Thursday, November 26, 2009

Totally for Turkey

Ready for Thanksgiving later today (it's very very very early after all!) even though I had turkey for lunch yesterday with the other half of my family. I always feel tired during this break, but hopefully I'll have the time to read my last novel for Category Fiction on Black Friday. It's a fantasy so it should go fast.

I'm about to start playing Phoenix Wright: Ace Attourney (for real, I HAVE THE GAME RIGHT HERE!!!) but I figured I'd blog first. Nothing really important to blog about, and sorry if I'm not very interesting. I should probably not blog right before I sleep. I'm sure nothing I say makes much sense. And my sense of humor deserts me.

I turned in my novel pages a bit late this last Tuesday but my teacher is so cool in that class. Most people seem to give JMD a hard time, but I like him. Sure, we talk about a bunch of silly tangent things but it's not un-interesting. My only beef with that class is it's TOO LATE at night. 6-9 on Tuesdays is no bueno.

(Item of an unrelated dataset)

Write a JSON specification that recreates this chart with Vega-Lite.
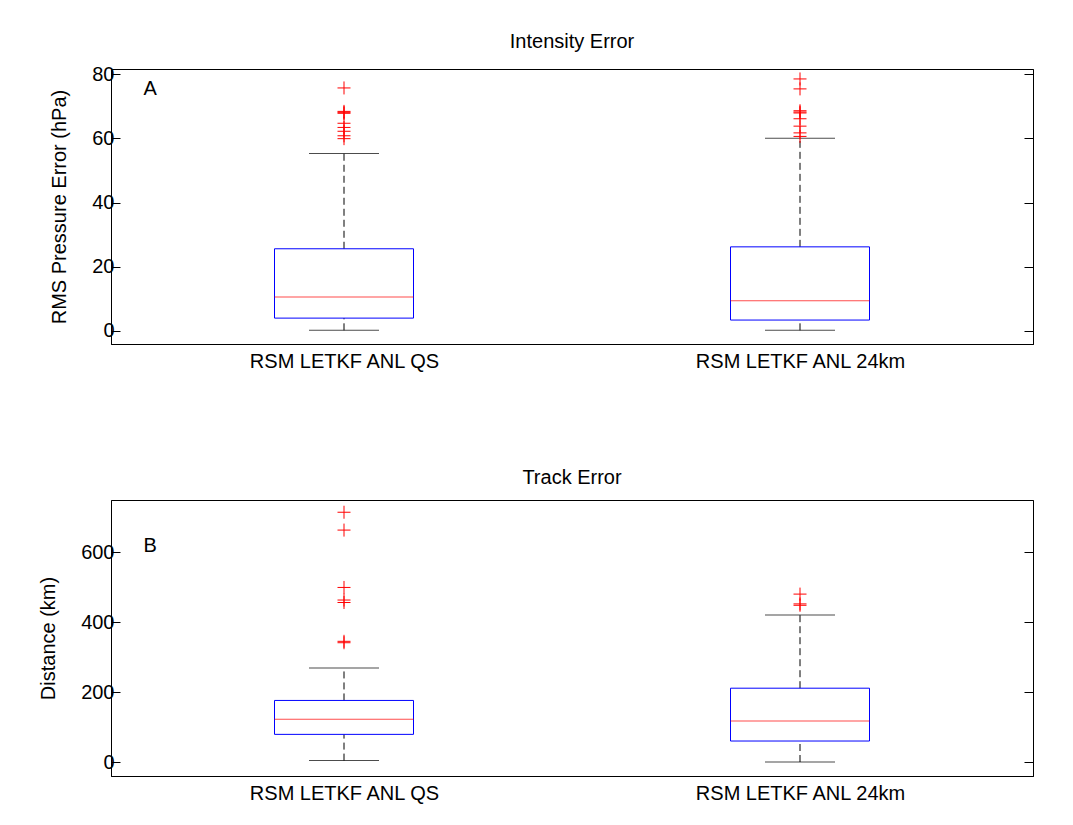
{
  "$schema": "https://vega.github.io/schema/vega-lite/v6.json",
  "padding": {"left": 38, "top": 31, "right": 5, "bottom": 5},
  "background": "white",
  "spacing": 95,
  "datasets": {
    "intensityBoxes": [
      {"pos": 1, "model": "RSM LETKF ANL QS", "lower": 0.2, "q1": 4.0, "median": 10.6, "q3": 25.6, "upper": 55.3},
      {"pos": 2, "model": "RSM LETKF ANL 24km", "lower": 0.2, "q1": 3.4, "median": 9.4, "q3": 26.2, "upper": 60.0}
    ],
    "intensityOutliers": [
      {"pos": 1, "value": 75.7}, {"pos": 1, "value": 68.4}, {"pos": 1, "value": 68.1}, {"pos": 1, "value": 67.8},
      {"pos": 1, "value": 64.7}, {"pos": 1, "value": 63.4}, {"pos": 1, "value": 62.2}, {"pos": 1, "value": 60.8},
      {"pos": 1, "value": 59.9},
      {"pos": 2, "value": 78.5}, {"pos": 2, "value": 75.4}, {"pos": 2, "value": 68.6}, {"pos": 2, "value": 68.2},
      {"pos": 2, "value": 67.9}, {"pos": 2, "value": 66.1}, {"pos": 2, "value": 63.8}, {"pos": 2, "value": 61.7},
      {"pos": 2, "value": 60.6}
    ],
    "trackBoxes": [
      {"pos": 1, "model": "RSM LETKF ANL QS", "lower": 4, "q1": 79, "median": 122, "q3": 176, "upper": 269},
      {"pos": 2, "model": "RSM LETKF ANL 24km", "lower": 0, "q1": 60, "median": 117, "q3": 211, "upper": 420}
    ],
    "trackOutliers": [
      {"pos": 1, "value": 714}, {"pos": 1, "value": 663}, {"pos": 1, "value": 499}, {"pos": 1, "value": 463},
      {"pos": 1, "value": 456}, {"pos": 1, "value": 345}, {"pos": 1, "value": 341},
      {"pos": 2, "value": 480}, {"pos": 2, "value": 452}, {"pos": 2, "value": 448}
    ],
    "panelA": [{"letter": "A", "pos": 0.575, "value": 75.3}],
    "panelB": [{"letter": "B", "pos": 0.575, "value": 617}]
  },
  "vconcat": [
    {
      "title": {"text": "Intensity Error", "offset": 12},
      "width": 922,
      "height": 275,
      "encoding": {
        "x": {
          "field": "pos", "type": "quantitative",
          "scale": {"domain": [0.5, 2.5], "nice": false, "zero": false},
          "axis": {"title": null, "values": [1, 2], "ticks": false, "grid": false, "labelPadding": 7, "labelLimit": 0,
                   "labelExpr": "datum.value == 1 ? 'RSM LETKF ANL QS' : 'RSM LETKF ANL 24km'"}
        }
      },
      "layer": [
        {
          "data": {"name": "intensityBoxes"},
          "mark": {"type": "rule", "color": "black", "strokeDash": [7, 4], "strokeWidth": 1},
          "encoding": {
            "y": {"field": "lower", "type": "quantitative", "scale": {"domain": [-4.06, 81.6], "nice": false, "zero": false}, "axis": null},
            "y2": {"field": "q1"}
          }
        },
        {
          "data": {"name": "intensityBoxes"},
          "mark": {"type": "rule", "color": "black", "strokeDash": [7, 4], "strokeWidth": 1},
          "encoding": {
            "y": {"field": "q3", "type": "quantitative", "axis": null},
            "y2": {"field": "upper"}
          }
        },
        {
          "data": {"name": "intensityBoxes"},
          "mark": {"type": "tick", "orient": "horizontal", "size": 70, "thickness": 1, "color": "black"},
          "encoding": {"y": {"field": "lower", "type": "quantitative", "axis": null}}
        },
        {
          "data": {"name": "intensityBoxes"},
          "mark": {"type": "tick", "orient": "horizontal", "size": 70, "thickness": 1, "color": "black"},
          "encoding": {"y": {"field": "upper", "type": "quantitative", "axis": null}}
        },
        {
          "data": {"name": "intensityBoxes"},
          "mark": {"type": "bar", "size": 139, "filled": false, "color": "#0000ff", "strokeWidth": 1},
          "encoding": {
            "y": {"field": "q1", "type": "quantitative",
                  "axis": {"title": "RMS Pressure Error (hPa)", "values": [0, 20, 40, 60, 80], "tickSize": -9, "labelPadding": 6, "titlePadding": 22, "grid": false}},
            "y2": {"field": "q3"}
          }
        },
        {
          "data": {"name": "intensityBoxes"},
          "mark": {"type": "tick", "orient": "horizontal", "size": 139, "thickness": 1, "color": "#ff0000"},
          "encoding": {"y": {"field": "median", "type": "quantitative", "axis": null}}
        },
        {
          "data": {"name": "intensityOutliers"},
          "mark": {"type": "point", "shape": "M-1,0L1,0M0,-1L0,1", "size": 169, "filled": false, "color": "#ff0000", "strokeWidth": 1, "opacity": 1},
          "encoding": {
            "y": {"field": "value", "type": "quantitative",
                  "axis": {"orient": "right", "title": null, "labels": false, "values": [0, 20, 40, 60, 80], "tickSize": -9, "grid": false}}
          }
        },
        {
          "data": {"name": "panelA"},
          "mark": {"type": "text", "align": "center", "baseline": "middle", "fontSize": 20, "color": "black"},
          "encoding": {
            "text": {"field": "letter", "type": "nominal"},
            "y": {"field": "value", "type": "quantitative", "axis": null}
          }
        }
      ],
      "resolve": {"axis": {"y": "independent"}}
    },
    {
      "title": {"text": "Track Error", "offset": 12},
      "width": 922,
      "height": 276,
      "encoding": {
        "x": {
          "field": "pos", "type": "quantitative",
          "scale": {"domain": [0.5, 2.5], "nice": false, "zero": false},
          "axis": {"title": null, "values": [1, 2], "ticks": false, "grid": false, "labelPadding": 7, "labelLimit": 0,
                   "labelExpr": "datum.value == 1 ? 'RSM LETKF ANL QS' : 'RSM LETKF ANL 24km'"}
        }
      },
      "layer": [
        {
          "data": {"name": "trackBoxes"},
          "mark": {"type": "rule", "color": "black", "strokeDash": [7, 4], "strokeWidth": 1},
          "encoding": {
            "y": {"field": "lower", "type": "quantitative", "scale": {"domain": [-40, 749], "nice": false, "zero": false}, "axis": null},
            "y2": {"field": "q1"}
          }
        },
        {
          "data": {"name": "trackBoxes"},
          "mark": {"type": "rule", "color": "black", "strokeDash": [7, 4], "strokeWidth": 1},
          "encoding": {
            "y": {"field": "q3", "type": "quantitative", "axis": null},
            "y2": {"field": "upper"}
          }
        },
        {
          "data": {"name": "trackBoxes"},
          "mark": {"type": "tick", "orient": "horizontal", "size": 70, "thickness": 1, "color": "black"},
          "encoding": {"y": {"field": "lower", "type": "quantitative", "axis": null}}
        },
        {
          "data": {"name": "trackBoxes"},
          "mark": {"type": "tick", "orient": "horizontal", "size": 70, "thickness": 1, "color": "black"},
          "encoding": {"y": {"field": "upper", "type": "quantitative", "axis": null}}
        },
        {
          "data": {"name": "trackBoxes"},
          "mark": {"type": "bar", "size": 139, "filled": false, "color": "#0000ff", "strokeWidth": 1},
          "encoding": {
            "y": {"field": "q1", "type": "quantitative",
                  "axis": {"title": "Distance (km)", "values": [0, 200, 400, 600], "tickSize": -9, "labelPadding": 6, "titlePadding": 22, "grid": false}},
            "y2": {"field": "q3"}
          }
        },
        {
          "data": {"name": "trackBoxes"},
          "mark": {"type": "tick", "orient": "horizontal", "size": 139, "thickness": 1, "color": "#ff0000"},
          "encoding": {"y": {"field": "median", "type": "quantitative", "axis": null}}
        },
        {
          "data": {"name": "trackOutliers"},
          "mark": {"type": "point", "shape": "M-1,0L1,0M0,-1L0,1", "size": 169, "filled": false, "color": "#ff0000", "strokeWidth": 1, "opacity": 1},
          "encoding": {
            "y": {"field": "value", "type": "quantitative",
                  "axis": {"orient": "right", "title": null, "labels": false, "values": [0, 200, 400, 600], "tickSize": -9, "grid": false}}
          }
        },
        {
          "data": {"name": "panelB"},
          "mark": {"type": "text", "align": "center", "baseline": "middle", "fontSize": 20, "color": "black"},
          "encoding": {
            "text": {"field": "letter", "type": "nominal"},
            "y": {"field": "value", "type": "quantitative", "axis": null}
          }
        }
      ],
      "resolve": {"axis": {"y": "independent"}}
    }
  ],
  "config": {
    "font": "Liberation Sans",
    "view": {"stroke": "black", "strokeWidth": 1},
    "title": {"fontSize": 20, "fontWeight": "normal", "color": "black", "font": "Liberation Sans"},
    "text": {"font": "Liberation Sans"},
    "axis": {
      "labelFontSize": 20, "titleFontSize": 20, "titleFontWeight": "normal",
      "labelColor": "black", "titleColor": "black", "domainColor": "black", "tickColor": "black",
      "labelFont": "Liberation Sans", "titleFont": "Liberation Sans"
    }
  }
}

But I have three papers due next week, at least two quizzes in Japanese, and I'll have to finish my final draft for my Japanese presentation before the end of the week. Yeah, I'm kinda screwed when school starts back up, but whateva. I have most of my books read (JUST ONE MORE) and I'm pretty good at kanji. The presentation's gonna kick my butt (why did I choose kendo as my subject??) but that's my own fault. Like how my schedule this semester was also my own fault. Mah.